**Extracted material**.
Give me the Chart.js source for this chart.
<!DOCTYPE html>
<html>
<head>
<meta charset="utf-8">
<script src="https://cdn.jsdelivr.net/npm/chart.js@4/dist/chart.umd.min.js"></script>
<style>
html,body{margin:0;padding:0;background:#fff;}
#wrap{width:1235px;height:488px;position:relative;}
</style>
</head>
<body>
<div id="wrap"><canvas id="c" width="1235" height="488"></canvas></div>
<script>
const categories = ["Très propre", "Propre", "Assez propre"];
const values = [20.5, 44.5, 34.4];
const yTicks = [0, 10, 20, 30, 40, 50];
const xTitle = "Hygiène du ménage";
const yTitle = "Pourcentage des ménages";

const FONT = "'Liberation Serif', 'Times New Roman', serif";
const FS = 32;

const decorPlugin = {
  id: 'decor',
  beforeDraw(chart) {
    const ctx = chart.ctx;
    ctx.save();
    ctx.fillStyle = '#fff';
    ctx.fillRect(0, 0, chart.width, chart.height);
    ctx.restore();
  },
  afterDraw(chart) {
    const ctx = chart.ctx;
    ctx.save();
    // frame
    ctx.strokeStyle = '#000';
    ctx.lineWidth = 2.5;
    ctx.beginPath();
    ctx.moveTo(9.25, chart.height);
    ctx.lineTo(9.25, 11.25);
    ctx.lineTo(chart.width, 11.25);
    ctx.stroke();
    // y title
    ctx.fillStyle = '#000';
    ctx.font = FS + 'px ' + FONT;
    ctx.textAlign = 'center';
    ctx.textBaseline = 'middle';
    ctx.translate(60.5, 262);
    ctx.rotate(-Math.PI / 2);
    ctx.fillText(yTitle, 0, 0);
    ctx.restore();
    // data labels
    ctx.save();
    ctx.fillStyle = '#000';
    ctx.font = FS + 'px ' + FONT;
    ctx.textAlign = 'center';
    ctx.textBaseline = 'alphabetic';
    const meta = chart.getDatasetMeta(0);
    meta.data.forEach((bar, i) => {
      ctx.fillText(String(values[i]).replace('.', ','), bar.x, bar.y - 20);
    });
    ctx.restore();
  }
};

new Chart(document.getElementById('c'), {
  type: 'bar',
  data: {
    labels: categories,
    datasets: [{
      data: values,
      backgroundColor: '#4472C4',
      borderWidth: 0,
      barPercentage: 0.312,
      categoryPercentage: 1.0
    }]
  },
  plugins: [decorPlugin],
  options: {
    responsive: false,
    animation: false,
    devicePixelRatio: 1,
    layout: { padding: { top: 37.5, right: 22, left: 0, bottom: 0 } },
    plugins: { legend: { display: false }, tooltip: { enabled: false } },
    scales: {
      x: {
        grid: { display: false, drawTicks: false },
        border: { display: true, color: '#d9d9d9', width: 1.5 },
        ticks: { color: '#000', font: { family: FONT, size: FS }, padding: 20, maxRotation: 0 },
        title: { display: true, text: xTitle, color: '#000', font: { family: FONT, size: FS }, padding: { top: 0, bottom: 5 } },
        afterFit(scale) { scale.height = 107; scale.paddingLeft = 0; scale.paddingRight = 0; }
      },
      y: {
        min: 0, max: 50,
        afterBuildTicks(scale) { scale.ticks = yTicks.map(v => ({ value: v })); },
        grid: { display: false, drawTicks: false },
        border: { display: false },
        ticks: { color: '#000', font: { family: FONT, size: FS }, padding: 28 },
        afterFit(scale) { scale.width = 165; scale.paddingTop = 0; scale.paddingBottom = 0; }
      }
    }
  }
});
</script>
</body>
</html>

==

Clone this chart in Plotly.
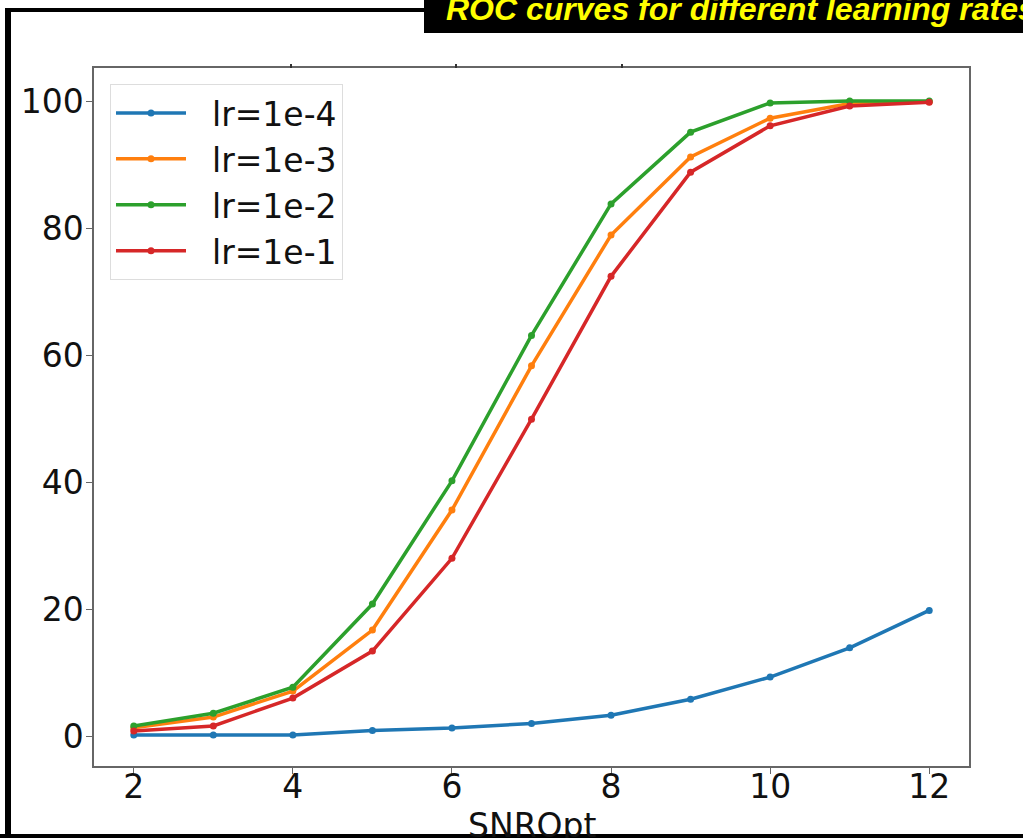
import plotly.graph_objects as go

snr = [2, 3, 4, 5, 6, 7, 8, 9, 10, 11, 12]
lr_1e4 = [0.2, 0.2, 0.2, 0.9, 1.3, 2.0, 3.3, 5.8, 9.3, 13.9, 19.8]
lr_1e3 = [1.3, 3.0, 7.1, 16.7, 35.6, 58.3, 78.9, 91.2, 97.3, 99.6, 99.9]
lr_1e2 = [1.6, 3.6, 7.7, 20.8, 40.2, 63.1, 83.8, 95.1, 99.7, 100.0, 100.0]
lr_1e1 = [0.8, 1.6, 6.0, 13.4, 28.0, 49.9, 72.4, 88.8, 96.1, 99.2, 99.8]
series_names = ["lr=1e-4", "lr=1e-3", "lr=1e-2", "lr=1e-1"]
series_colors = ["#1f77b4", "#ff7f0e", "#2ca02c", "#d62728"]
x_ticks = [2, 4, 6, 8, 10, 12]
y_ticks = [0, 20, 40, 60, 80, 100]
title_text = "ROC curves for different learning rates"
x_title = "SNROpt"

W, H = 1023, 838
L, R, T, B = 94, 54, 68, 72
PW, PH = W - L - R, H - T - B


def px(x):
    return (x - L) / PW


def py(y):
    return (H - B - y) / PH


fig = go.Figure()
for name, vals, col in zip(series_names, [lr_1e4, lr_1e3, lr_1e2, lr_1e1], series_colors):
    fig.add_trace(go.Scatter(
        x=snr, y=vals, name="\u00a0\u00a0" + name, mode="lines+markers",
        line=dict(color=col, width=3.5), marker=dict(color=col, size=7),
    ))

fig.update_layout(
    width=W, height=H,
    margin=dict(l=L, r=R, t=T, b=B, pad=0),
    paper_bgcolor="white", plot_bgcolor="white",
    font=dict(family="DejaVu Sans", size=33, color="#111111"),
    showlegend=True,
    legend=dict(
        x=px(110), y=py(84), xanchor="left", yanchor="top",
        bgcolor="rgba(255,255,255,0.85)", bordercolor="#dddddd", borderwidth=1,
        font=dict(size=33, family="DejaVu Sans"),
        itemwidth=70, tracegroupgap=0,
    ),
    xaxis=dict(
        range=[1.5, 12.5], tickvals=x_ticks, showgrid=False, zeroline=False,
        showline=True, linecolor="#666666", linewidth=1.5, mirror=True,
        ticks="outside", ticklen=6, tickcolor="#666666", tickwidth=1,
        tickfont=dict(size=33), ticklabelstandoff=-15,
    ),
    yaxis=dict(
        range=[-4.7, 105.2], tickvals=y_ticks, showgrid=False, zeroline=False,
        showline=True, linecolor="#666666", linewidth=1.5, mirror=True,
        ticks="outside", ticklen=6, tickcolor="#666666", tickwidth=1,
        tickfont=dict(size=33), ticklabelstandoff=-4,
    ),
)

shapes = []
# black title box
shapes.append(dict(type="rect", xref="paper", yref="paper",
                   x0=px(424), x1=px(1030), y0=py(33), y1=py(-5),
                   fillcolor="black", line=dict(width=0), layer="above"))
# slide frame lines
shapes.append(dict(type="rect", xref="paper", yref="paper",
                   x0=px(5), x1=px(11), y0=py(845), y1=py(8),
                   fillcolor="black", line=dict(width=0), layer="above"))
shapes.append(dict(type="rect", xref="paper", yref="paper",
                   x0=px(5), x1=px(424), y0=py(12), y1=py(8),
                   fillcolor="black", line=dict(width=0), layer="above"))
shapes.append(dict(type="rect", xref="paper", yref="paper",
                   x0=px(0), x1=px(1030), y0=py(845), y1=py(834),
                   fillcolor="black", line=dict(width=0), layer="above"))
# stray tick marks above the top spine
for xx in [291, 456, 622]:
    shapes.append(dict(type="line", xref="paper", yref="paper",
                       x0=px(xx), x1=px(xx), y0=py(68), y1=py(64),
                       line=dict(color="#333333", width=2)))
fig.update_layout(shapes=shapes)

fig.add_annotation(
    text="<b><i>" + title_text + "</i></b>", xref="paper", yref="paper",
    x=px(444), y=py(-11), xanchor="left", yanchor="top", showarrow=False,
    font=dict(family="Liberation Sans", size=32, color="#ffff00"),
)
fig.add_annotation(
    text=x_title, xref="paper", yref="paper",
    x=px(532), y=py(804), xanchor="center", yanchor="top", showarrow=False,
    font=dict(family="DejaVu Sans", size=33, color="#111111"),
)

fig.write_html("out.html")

**Short task**.
Keep both end lines and retype everything in the records above from the line containing "Give me the Chart.js source for this chart." through the line containing "const FS = 32;", exactly, with nothing else.

**Finished exercise**.
Give me the Chart.js source for this chart.
<!DOCTYPE html>
<html>
<head>
<meta charset="utf-8">
<script src="https://cdn.jsdelivr.net/npm/chart.js@4/dist/chart.umd.min.js"></script>
<style>
html,body{margin:0;padding:0;background:#fff;}
#wrap{width:1235px;height:488px;position:relative;}
</style>
</head>
<body>
<div id="wrap"><canvas id="c" width="1235" height="488"></canvas></div>
<script>
const categories = ["Très propre", "Propre", "Assez propre"];
const values = [20.5, 44.5, 34.4];
const yTicks = [0, 10, 20, 30, 40, 50];
const xTitle = "Hygiène du ménage";
const yTitle = "Pourcentage des ménages";

const FONT = "'Liberation Serif', 'Times New Roman', serif";
const FS = 32;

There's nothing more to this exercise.